All of the basic elements for creating the plot and paperwork are only the beginning. Now we want more from a design program. We may need to see what the show will look like with pictures, (renderings). These days 2D isn’t enough, I have to be able to draw my lighting design in all three dimensions, turn on the lights realistically, and capture that cue as a picture, and be able to do this in the same amount of time it used to take to produce the light plot. I need a program that is fast and easy to use, which will allow me to create the room and add the lighting. Here are some of the components of LD Assistant.
First is the suite of drafting tools that are common to all CAD, 2D and 3D. Second, the program works in the standard .dwg format so any building drawings you can get from the architect will open right up. The program has all of the tools required for any complex drafting project, and you don’t need to be a wizard with CAD to produce results. This program has some built in features to make lighting design easy. They have provided two extra drop-down menus not found in other programs just for lighting designers; Lighting, and Production. In these menus you will find tools to help create professional looking drawings with minimal training.
Now let’s talk about blocks. If you have not heard about these gems, you will find them invaluable in your process of designing. LD Assistant comes with an extensive library of ready to use blocks, from lighting fixtures to chairs and tables. A block is “A generic term for one or more objects that are combined to create a single object”. In a simple design you can drag a truss block onto the page and set the height, then drag fixtures and snap them to the truss. You can then add a stage, either as one whole piece or as individual platforms, then add curtains, and you are ready to turn on the lights.
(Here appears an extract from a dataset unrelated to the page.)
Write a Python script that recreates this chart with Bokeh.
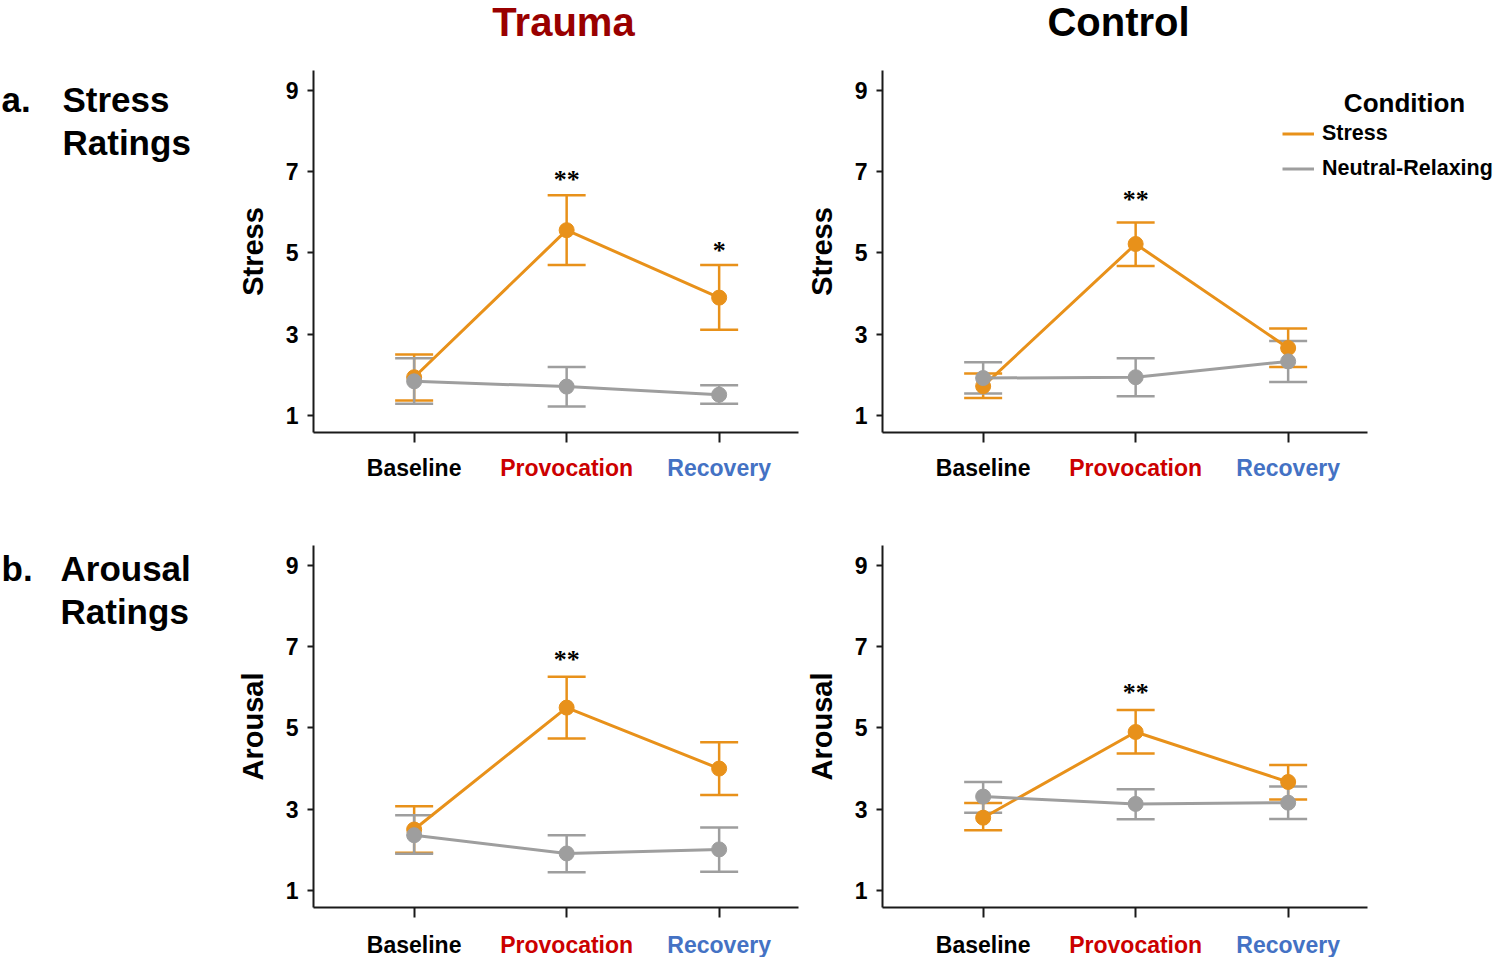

Each block you bring in has attributes that allow you to fill in all of the information used in reports. When you pick a fixture certain attributes are all ready filled in, such as “Type”, “Frame Size”, “Candle Power”, etc. Other attributes are customizable, such as “Filter Color”, and “Channel”. Not only are you adding information for your reports, things like color will show up in your renderings.
Once you have the plot in 3D you can start to use the really fun features that differentiate this program from any standard CAD program. The first thing to do is focus your fixtures and put in color, and possibly gobos. Once you have the show focused, you can use the program to pre-visualize your cues. In order to use the “LD Control window” you will have to hook up your fixtures to DMX in the attributes window. With LD control you have a built-in fader console that will allow you to create scenes and record cues so that you can play back the show as if you were in the space.
You are not limited to dimmers only- you can also control moving lights and see the gobos rotating. Beyond that, if you have a DMX interface you can connect your lighting console to the program and record the cues directly to the console. The program supports eight standard interface devices found in the market.
Another really cool feature is the ability to add a projector to your design and play back full motion video. If you need to show the Pastor what the new stage configuration will look like, you can put everything in the image. If the rendering doesn’t really show the video well, you can go to the next level and walk through the space.
After you have created a series of cues, you can add an audio file and then capture the cue sequence as you walk through the space and save it for playback as an animation file. To make the image as real as possible, you can also add images to surfaces, so if you have stained glass windows, you can take pictures of them and place those images on the drawing.
As you can imagine, taking advantage of the full potential of this product will take some time, but in comparison to the way things used to be done, the learning curve is well worth it. This product takes all of the current tools any LD will need and provides a very manageable user interface to pull it all together.